↓

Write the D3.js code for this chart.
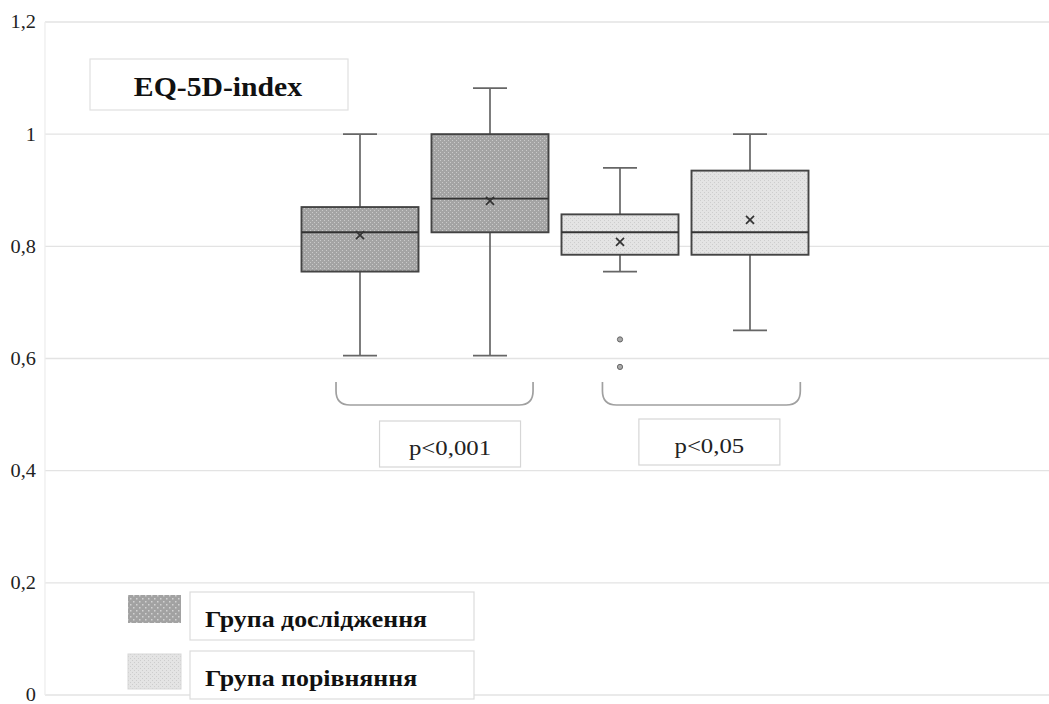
<!DOCTYPE html>
<html>
<head>
<meta charset="utf-8">
<script src="https://cdn.jsdelivr.net/npm/d3@7"></script>
<style>
  html, body { margin: 0; padding: 0; background: #fff; }
  svg { display: block; }
  text { font-family: "Liberation Serif", "Times New Roman", serif; }
</style>
</head>
<body>
<svg id="chart" width="1049" height="704"></svg>
<script>
// EQ-5D index: four distributions, two per group
const seriesKeys = ["study1", "study2", "comp1", "comp2"];
const seriesGroup = ["study", "study", "comp", "comp"];
const whiskerLow = [0.605, 0.605, 0.755, 0.65];
const q1 = [0.755, 0.825, 0.785, 0.785];
const median = [0.825, 0.885, 0.825, 0.825];
const q3 = [0.87, 1.0, 0.857, 0.935];
const whiskerHigh = [1.0, 1.082, 0.94, 1.0];
const means = [0.82, 0.881, 0.808, 0.847];
const outliers = [[], [], [0.634, 0.585], []];

const yTicks = [0, 0.2, 0.4, 0.6, 0.8, 1, 1.2];
const yTickLabels = ["0", "0,2", "0,4", "0,6", "0,8", "1", "1,2"];

const groupLabels = { study: "Група дослідження", comp: "Група порівняння" };
const titleText = "EQ-5D-index";
const comparisons = [
  { from: "study1", to: "study2", label: "p<0,001" },
  { from: "comp1", to: "comp2", label: "p<0,05" }
];

const svg = d3.select("#chart");
const plot = { left: 45, right: 1049, top: 22, bottom: 695 };

const y = d3.scaleLinear().domain([0, 1.2]).range([plot.bottom, plot.top]);
const x = d3.scaleBand().domain(seriesKeys).range([295, 815])
  .paddingInner(0.1).paddingOuter(0.05);

// widen text glyphs horizontally around an anchor x
const stretch = (sel, cx, k) =>
  sel.attr("transform", `translate(${cx},0) scale(${k},1) translate(${-cx},0)`);

// dotted fill patterns
const defs = svg.append("defs");
const pStudy = defs.append("pattern").attr("id", "pat-study")
  .attr("patternUnits", "userSpaceOnUse").attr("width", 4).attr("height", 4);
pStudy.append("rect").attr("width", 4).attr("height", 4).attr("fill", "#a4a4a4");
pStudy.append("rect").attr("x", 0).attr("y", 0).attr("width", 1).attr("height", 1).attr("fill", "#cacaca");
pStudy.append("rect").attr("x", 2).attr("y", 2).attr("width", 1).attr("height", 1).attr("fill", "#cacaca");

const pComp = defs.append("pattern").attr("id", "pat-comp")
  .attr("patternUnits", "userSpaceOnUse").attr("width", 4).attr("height", 4);
pComp.append("rect").attr("width", 4).attr("height", 4).attr("fill", "#e4e4e4");
pComp.append("rect").attr("x", 0).attr("y", 0).attr("width", 1).attr("height", 1).attr("fill", "#cdcdcd");
pComp.append("rect").attr("x", 2).attr("y", 2).attr("width", 1).attr("height", 1).attr("fill", "#cdcdcd");

const pLegStudy = defs.append("pattern").attr("id", "pat-leg-study")
  .attr("patternUnits", "userSpaceOnUse").attr("width", 6).attr("height", 6);
pLegStudy.append("rect").attr("width", 6).attr("height", 6).attr("fill", "#a2a2a2");
pLegStudy.append("rect").attr("x", 1).attr("y", 1).attr("width", 1.5).attr("height", 1.5).attr("fill", "#d2d2d2");
pLegStudy.append("rect").attr("x", 4).attr("y", 4).attr("width", 1.5).attr("height", 1.5).attr("fill", "#d2d2d2");

const fillFor = g => g === "study" ? "url(#pat-study)" : "url(#pat-comp)";

// gridlines
svg.append("g").selectAll("line").data(yTicks).join("line")
  .attr("x1", plot.left).attr("x2", plot.right)
  .attr("y1", d => y(d)).attr("y2", d => y(d))
  .attr("stroke", "#e3e3e3").attr("stroke-width", 1.3);
svg.append("line").attr("x1", plot.left).attr("x2", plot.left)
  .attr("y1", plot.top).attr("y2", plot.bottom)
  .attr("stroke", "#ececec").attr("stroke-width", 1.2);

// y axis labels
const yAxis = d3.axisLeft(y).tickValues(yTicks)
  .tickFormat((d, i) => yTickLabels[i]).tickSize(0).tickPadding(9);
const gy = svg.append("g").attr("transform", `translate(${plot.left},0)`).call(yAxis);
gy.select(".domain").remove();
gy.selectAll("text").attr("font-family", "Liberation Serif, serif")
  .attr("font-size", 18.5).attr("fill", "#222")
  .attr("transform", "translate(-9,0) scale(1.1,1) translate(9,0)");

// title box
svg.append("rect").attr("x", 90).attr("y", 59).attr("width", 258).attr("height", 51)
  .attr("fill", "#fff").attr("stroke", "#e0e0e0").attr("stroke-width", 1.2);
svg.append("text").attr("x", 218).attr("y", 96).attr("text-anchor", "middle")
  .attr("font-size", 27.5).attr("font-weight", "bold").attr("fill", "#111")
  .call(stretch, 218, 1.08)
  .text(titleText);

// boxes
const boxes = svg.append("g");
seriesKeys.forEach((k, i) => {
  const x0 = x(k), bw = x.bandwidth(), cx = x0 + bw / 2, cap = 17;
  const g = boxes.append("g");
  g.append("line").attr("x1", cx).attr("x2", cx)
    .attr("y1", y(whiskerHigh[i])).attr("y2", y(q3[i]))
    .attr("stroke", "#666").attr("stroke-width", 1.7);
  g.append("line").attr("x1", cx).attr("x2", cx)
    .attr("y1", y(q1[i])).attr("y2", y(whiskerLow[i]))
    .attr("stroke", "#666").attr("stroke-width", 1.7);
  [whiskerHigh[i], whiskerLow[i]].forEach(v => {
    g.append("line").attr("x1", cx - cap).attr("x2", cx + cap)
      .attr("y1", y(v)).attr("y2", y(v))
      .attr("stroke", "#666").attr("stroke-width", 1.7);
  });
  g.append("rect").attr("x", x0).attr("y", y(q3[i]))
    .attr("width", bw).attr("height", y(q1[i]) - y(q3[i]))
    .attr("fill", fillFor(seriesGroup[i]))
    .attr("stroke", "#444").attr("stroke-width", 1.9);
  g.append("line").attr("x1", x0).attr("x2", x0 + bw)
    .attr("y1", y(median[i])).attr("y2", y(median[i]))
    .attr("stroke", "#333").attr("stroke-width", 1.9);
  const my = y(means[i]), s = 4;
  g.append("path")
    .attr("d", `M${cx - s},${my - s}L${cx + s},${my + s}M${cx - s},${my + s}L${cx + s},${my - s}`)
    .attr("stroke", "#333").attr("stroke-width", 1.7);
  outliers[i].forEach(v => {
    g.append("circle").attr("cx", cx).attr("cy", y(v)).attr("r", 2.6)
      .attr("fill", "#aaa").attr("stroke", "#666").attr("stroke-width", 1);
  });
});

// comparison braces and p-value boxes
const braceSpan = [[0.295, 0.868], [0.35, 0.93]];
const labelShift = [15.5, 8];
const labelTop = [421, 419];
comparisons.forEach((c, i) => {
  const xa = x(c.from) + x.bandwidth() * braceSpan[i][0];
  const xb = x(c.to) + x.bandwidth() * braceSpan[i][1];
  const yt = 382, yb = 405, r = 14;
  svg.append("path")
    .attr("d", `M${xa},${yt}L${xa},${yb - r}Q${xa},${yb} ${xa + r},${yb}L${xb - r},${yb}Q${xb},${yb} ${xb},${yb - r}L${xb},${yt}`)
    .attr("fill", "none").attr("stroke", "#a0a0a0").attr("stroke-width", 1.7);
  const cx = (xa + xb) / 2 + labelShift[i];
  const bw = 141, by = labelTop[i];
  svg.append("rect").attr("x", cx - bw / 2).attr("y", by).attr("width", bw).attr("height", 46)
    .attr("fill", "#fff").attr("stroke", "#d6d6d6").attr("stroke-width", 1.2);
  svg.append("text").attr("x", cx).attr("y", by + 34).attr("text-anchor", "middle")
    .attr("font-size", 21).attr("fill", "#222")
    .call(stretch, cx, 1.18)
    .text(c.label);
});

// legend
const legendItems = ["study", "comp"];
const lg = svg.append("g");
legendItems.forEach((g, i) => {
  const ly = i === 0 ? 592 : 651;
  lg.append("rect").attr("x", 128).attr("y", i ? 654 : 595).attr("width", 53).attr("height", i ? 35 : 28)
    .attr("fill", i ? fillFor(g) : "url(#pat-leg-study)").attr("stroke", i ? "#d8d8d8" : "none");
  lg.append("rect").attr("x", 190).attr("y", ly).attr("width", 284).attr("height", 48)
    .attr("fill", "#fff").attr("stroke", "#dcdcdc").attr("stroke-width", 1.2);
  lg.append("text").attr("x", 205).attr("y", ly + 35)
    .attr("font-size", 22.5).attr("font-weight", "bold").attr("fill", "#111")
    .call(stretch, 205, 1.15)
    .text(groupLabels[g]);
});
</script>
</body>
</html>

↑

Requirement –
From the listing above, return each line with the word "chart".

In response –
Write the D3.js code for this chart.
<svg id="chart" width="1049" height="704"></svg>
const svg = d3.select("#chart");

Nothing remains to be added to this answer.